We are all of us Americans. Each serves in his or her own way. You don’t need to thank me—your service should be enough."
3. You Are Thanking the Wrong People. "Most of us who have gone overseas, even into a combat zone, have never heard a shot fired in anger. We volunteered, we went, we did our jobs, we came back. And that is pretty much it." [...]
"Take note: most of us are somewhat ashamed of our lack of combat. No matter what you did, someone in the highly competitive combat-arms military has done more. Go and read the interviews with the shy young men who have been awarded the Medal of Honor in the past few years (can you name even one?). Every one of them, to a man, says the exact same thing: I didn’t do anything unusual. I could have done more. All I can think about is the guys we lost that day. The guys around me were the real heroes. They would have done the same for me."
On the one hand, I see where he's coming from. The "Thank You Military!" celebrations that go on have become so trite, so automatic and unthinking, that they may strike many as virtually meaningless. There's more than a little bit of jingoistic, U-S-A! self-congratulation to it all, that it tends to rub the wrong way. As one writer reminds us, not all heroes are soldiers and not all soldiers are heroes. And don't even get me started on these parent-child surprise reunions that we get bombarded with at sporting events and on news programs. Our thanks should not be a made-for-TV event.
In addition, most soldiers - at least the ones I've encountered, and most of the ones I've read about, are very modest people, and I've always thought that the endless parades, singling out, and so on probably embarrass them more than anything else. It's hard enough getting used to civilian life again without constantly being reminded of it.
And yet... while it's true that we do have a volunteer military, the fact remains these people are choosing to join in the defense of our country, to willingly put their lives on the line, for our benefit. Yes, police and firefighters do the same thing - any call they go on could be a fatal one - and they should be thanked as well. They probably aren't thanked often enough. Does that mean we're wrong to thank a soldier? To thank him or her from volunteering to take a job that they know could cost them their lives?
I appreciate the point he makes about how we all should do our part, but that's the very think that sets their service apart - they do this without asking for anything other than being treated fairly, by getting what the nation has agreed to provide them with in return for risking their lives, and for our leaders to be thoughtful about sending them into harm's way. Otherwise, their service is unconditional. I could understand if they expected more from the public than that, but they don't. It's not part of the bargain, and that's one reason why it makes their service extraordinary.
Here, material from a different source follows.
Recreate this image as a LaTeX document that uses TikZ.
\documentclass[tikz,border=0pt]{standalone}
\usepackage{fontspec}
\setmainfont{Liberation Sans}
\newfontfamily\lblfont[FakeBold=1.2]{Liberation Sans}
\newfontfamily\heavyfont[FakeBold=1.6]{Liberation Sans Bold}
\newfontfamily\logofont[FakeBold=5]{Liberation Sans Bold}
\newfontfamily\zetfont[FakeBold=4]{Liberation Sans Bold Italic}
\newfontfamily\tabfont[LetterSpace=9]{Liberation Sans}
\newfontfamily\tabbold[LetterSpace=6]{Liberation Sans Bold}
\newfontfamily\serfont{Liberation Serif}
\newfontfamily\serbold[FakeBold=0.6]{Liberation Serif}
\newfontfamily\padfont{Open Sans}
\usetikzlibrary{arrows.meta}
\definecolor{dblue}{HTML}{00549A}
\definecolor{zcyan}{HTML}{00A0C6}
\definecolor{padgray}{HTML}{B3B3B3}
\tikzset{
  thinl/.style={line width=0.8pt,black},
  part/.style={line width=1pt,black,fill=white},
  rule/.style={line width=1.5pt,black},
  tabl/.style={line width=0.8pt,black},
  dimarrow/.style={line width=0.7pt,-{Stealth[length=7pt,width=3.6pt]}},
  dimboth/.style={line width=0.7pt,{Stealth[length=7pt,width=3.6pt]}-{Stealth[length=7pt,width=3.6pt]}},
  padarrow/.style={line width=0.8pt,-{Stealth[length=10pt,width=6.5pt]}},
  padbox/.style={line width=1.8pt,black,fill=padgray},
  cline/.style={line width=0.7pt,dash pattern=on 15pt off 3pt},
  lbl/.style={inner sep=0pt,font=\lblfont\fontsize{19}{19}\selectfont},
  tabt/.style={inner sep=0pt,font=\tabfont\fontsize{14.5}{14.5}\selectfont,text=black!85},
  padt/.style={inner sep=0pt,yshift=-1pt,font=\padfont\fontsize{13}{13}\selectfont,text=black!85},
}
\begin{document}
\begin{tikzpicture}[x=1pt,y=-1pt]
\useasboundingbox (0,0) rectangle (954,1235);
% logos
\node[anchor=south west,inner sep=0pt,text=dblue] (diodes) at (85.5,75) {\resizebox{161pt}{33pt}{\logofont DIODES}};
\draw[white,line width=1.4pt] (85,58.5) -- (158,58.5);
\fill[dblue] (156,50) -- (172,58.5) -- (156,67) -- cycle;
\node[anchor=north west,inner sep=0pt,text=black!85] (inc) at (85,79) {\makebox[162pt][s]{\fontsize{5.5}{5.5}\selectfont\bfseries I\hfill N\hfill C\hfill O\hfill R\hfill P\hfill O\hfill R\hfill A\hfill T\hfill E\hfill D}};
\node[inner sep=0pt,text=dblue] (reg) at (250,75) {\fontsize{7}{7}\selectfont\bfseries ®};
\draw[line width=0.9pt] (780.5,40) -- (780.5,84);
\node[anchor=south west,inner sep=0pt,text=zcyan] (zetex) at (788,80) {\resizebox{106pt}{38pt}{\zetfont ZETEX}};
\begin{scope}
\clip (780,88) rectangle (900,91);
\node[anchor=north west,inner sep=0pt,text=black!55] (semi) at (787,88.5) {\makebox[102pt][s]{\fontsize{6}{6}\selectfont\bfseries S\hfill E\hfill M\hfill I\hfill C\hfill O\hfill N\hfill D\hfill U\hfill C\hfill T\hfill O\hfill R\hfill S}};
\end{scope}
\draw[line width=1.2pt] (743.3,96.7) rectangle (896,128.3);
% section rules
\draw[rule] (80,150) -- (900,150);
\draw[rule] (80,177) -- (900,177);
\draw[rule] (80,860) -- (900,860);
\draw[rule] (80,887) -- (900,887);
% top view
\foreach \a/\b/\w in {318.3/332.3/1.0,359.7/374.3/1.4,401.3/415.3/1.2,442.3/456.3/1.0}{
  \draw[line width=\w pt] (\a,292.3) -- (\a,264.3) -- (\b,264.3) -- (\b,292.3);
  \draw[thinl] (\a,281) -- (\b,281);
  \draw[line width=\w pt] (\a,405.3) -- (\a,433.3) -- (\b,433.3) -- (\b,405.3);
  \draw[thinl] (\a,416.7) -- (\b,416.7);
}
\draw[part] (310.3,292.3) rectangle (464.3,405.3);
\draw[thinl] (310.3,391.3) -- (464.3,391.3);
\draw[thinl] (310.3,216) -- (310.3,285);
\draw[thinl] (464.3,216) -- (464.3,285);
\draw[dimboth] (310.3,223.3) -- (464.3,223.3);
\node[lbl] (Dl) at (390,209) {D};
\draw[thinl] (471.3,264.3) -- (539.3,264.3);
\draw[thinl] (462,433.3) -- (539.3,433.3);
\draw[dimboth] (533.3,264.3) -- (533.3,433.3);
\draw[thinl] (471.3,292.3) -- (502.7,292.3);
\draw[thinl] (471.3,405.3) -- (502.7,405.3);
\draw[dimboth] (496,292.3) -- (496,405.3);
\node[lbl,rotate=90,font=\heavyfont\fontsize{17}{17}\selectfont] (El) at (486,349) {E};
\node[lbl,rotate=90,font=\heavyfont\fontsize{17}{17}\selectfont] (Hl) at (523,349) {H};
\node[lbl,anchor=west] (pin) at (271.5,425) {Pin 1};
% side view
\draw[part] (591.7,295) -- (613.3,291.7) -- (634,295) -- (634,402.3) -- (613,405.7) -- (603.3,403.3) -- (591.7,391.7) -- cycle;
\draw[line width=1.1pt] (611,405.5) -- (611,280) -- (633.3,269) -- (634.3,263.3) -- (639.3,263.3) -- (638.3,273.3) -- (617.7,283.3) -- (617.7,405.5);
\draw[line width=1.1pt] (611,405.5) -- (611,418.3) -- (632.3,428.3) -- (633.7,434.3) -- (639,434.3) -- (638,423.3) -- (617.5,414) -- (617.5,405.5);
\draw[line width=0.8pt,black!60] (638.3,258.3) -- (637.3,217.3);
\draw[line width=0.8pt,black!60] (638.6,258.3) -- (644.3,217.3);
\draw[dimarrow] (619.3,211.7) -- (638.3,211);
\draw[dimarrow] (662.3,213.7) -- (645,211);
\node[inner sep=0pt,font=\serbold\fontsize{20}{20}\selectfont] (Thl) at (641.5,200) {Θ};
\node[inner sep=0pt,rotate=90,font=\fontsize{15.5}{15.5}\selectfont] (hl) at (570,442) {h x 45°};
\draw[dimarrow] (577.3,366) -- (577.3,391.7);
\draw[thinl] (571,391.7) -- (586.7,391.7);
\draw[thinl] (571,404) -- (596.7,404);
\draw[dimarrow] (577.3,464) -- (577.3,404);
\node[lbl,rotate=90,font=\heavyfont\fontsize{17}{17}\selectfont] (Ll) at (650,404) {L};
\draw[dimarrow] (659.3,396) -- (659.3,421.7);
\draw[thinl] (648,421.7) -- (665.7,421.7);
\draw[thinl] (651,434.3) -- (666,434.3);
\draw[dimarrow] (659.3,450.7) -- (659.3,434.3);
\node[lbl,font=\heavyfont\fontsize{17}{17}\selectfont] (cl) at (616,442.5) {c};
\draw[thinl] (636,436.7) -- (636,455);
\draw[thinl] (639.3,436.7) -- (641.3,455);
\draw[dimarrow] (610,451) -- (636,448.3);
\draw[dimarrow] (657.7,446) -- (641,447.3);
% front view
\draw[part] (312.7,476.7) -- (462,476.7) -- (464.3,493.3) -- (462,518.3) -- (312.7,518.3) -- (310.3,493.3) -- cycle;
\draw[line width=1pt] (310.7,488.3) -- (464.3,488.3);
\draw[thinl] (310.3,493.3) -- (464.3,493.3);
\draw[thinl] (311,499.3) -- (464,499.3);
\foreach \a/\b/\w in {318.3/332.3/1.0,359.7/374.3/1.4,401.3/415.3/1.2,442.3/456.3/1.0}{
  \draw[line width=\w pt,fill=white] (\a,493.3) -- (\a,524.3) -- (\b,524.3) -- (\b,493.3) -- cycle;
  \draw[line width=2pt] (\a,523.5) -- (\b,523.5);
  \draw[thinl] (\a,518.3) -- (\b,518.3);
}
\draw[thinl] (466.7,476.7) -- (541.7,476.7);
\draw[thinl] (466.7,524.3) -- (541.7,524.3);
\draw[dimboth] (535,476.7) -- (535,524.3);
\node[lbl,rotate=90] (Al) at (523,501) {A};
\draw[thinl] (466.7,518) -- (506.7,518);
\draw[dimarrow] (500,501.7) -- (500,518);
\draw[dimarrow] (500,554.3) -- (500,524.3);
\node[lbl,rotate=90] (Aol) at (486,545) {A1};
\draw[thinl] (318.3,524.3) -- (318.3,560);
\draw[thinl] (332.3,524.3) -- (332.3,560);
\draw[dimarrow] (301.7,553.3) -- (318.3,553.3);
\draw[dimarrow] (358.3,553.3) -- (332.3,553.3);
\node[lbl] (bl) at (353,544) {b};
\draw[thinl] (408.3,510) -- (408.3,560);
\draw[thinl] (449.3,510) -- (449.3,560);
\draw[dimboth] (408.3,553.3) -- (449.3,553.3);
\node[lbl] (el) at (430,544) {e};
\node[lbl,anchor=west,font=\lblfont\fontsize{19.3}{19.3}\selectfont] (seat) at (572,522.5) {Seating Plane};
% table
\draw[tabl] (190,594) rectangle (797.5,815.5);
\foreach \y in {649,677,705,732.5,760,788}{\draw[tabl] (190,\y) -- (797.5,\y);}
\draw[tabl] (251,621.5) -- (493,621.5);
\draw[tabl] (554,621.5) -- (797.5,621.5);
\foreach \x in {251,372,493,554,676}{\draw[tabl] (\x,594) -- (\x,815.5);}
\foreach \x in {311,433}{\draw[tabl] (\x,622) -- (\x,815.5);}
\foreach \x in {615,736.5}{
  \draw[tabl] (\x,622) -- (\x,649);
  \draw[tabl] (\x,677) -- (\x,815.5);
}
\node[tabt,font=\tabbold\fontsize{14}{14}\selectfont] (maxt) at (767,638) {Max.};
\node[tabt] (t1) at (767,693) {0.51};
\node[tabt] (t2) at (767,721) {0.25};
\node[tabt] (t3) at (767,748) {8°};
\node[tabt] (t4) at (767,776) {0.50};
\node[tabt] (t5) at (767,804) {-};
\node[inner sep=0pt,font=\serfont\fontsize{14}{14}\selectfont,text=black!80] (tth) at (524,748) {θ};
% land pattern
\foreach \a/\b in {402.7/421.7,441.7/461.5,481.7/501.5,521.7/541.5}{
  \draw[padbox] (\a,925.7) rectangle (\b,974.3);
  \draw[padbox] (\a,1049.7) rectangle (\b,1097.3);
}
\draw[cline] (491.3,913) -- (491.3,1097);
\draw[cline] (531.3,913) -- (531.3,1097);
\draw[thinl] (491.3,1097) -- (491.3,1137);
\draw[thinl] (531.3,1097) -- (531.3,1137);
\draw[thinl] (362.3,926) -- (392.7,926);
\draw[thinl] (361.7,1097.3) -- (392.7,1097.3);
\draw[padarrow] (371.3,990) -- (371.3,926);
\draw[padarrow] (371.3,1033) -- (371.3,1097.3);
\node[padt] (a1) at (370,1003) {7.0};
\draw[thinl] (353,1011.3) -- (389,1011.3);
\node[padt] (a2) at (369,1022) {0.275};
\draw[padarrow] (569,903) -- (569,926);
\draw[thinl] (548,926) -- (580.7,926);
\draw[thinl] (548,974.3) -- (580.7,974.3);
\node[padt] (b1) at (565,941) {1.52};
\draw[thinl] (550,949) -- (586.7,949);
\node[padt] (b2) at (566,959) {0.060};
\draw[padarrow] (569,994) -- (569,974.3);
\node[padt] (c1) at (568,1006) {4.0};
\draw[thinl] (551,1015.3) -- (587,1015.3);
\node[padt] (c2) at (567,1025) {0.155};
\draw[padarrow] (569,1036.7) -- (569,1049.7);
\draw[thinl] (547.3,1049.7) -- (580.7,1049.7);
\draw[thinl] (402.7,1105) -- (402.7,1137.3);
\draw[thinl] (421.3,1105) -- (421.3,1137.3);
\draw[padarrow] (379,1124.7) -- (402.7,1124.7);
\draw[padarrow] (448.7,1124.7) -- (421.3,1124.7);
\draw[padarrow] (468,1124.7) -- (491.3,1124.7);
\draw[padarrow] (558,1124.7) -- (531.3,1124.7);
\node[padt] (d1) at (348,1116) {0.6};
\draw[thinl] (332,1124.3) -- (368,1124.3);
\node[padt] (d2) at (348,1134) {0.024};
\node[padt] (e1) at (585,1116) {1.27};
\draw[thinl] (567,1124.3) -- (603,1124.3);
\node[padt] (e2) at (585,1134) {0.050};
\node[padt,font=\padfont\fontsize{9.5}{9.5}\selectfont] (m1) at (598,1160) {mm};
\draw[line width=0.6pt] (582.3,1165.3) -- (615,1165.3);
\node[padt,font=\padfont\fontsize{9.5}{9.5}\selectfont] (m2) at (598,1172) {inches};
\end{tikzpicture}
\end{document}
I admit that there's much about what Coerr says that rubs me the wrong way, but I agree with him that our thanks ought to be heartfelt and sincere, that it should be thought out rather than automatic, that it works best in the small ways rather than the grandiose, look-at-me moments. Sometimes the best thanks is a nod of the head - or, even more radically, actually providing the types of veterans' services that the military is entitled to.
Perhaps we still have a collective guilt complex from the Vietnam days and the horrid way in which veterans were treated, even though many of us were either not around then or had nothing to do with it. We probably overdue it as a way of overcompensating for the past, and that's wrong. But it's not wrong for a grateful nation to say thanks; there's something very decent about the kind of selfless service the military as a whole provides, and as long as we recognize it, as long as the military remains true to its mission and its values, gratitude is always in order. As is graciousness in accepting it.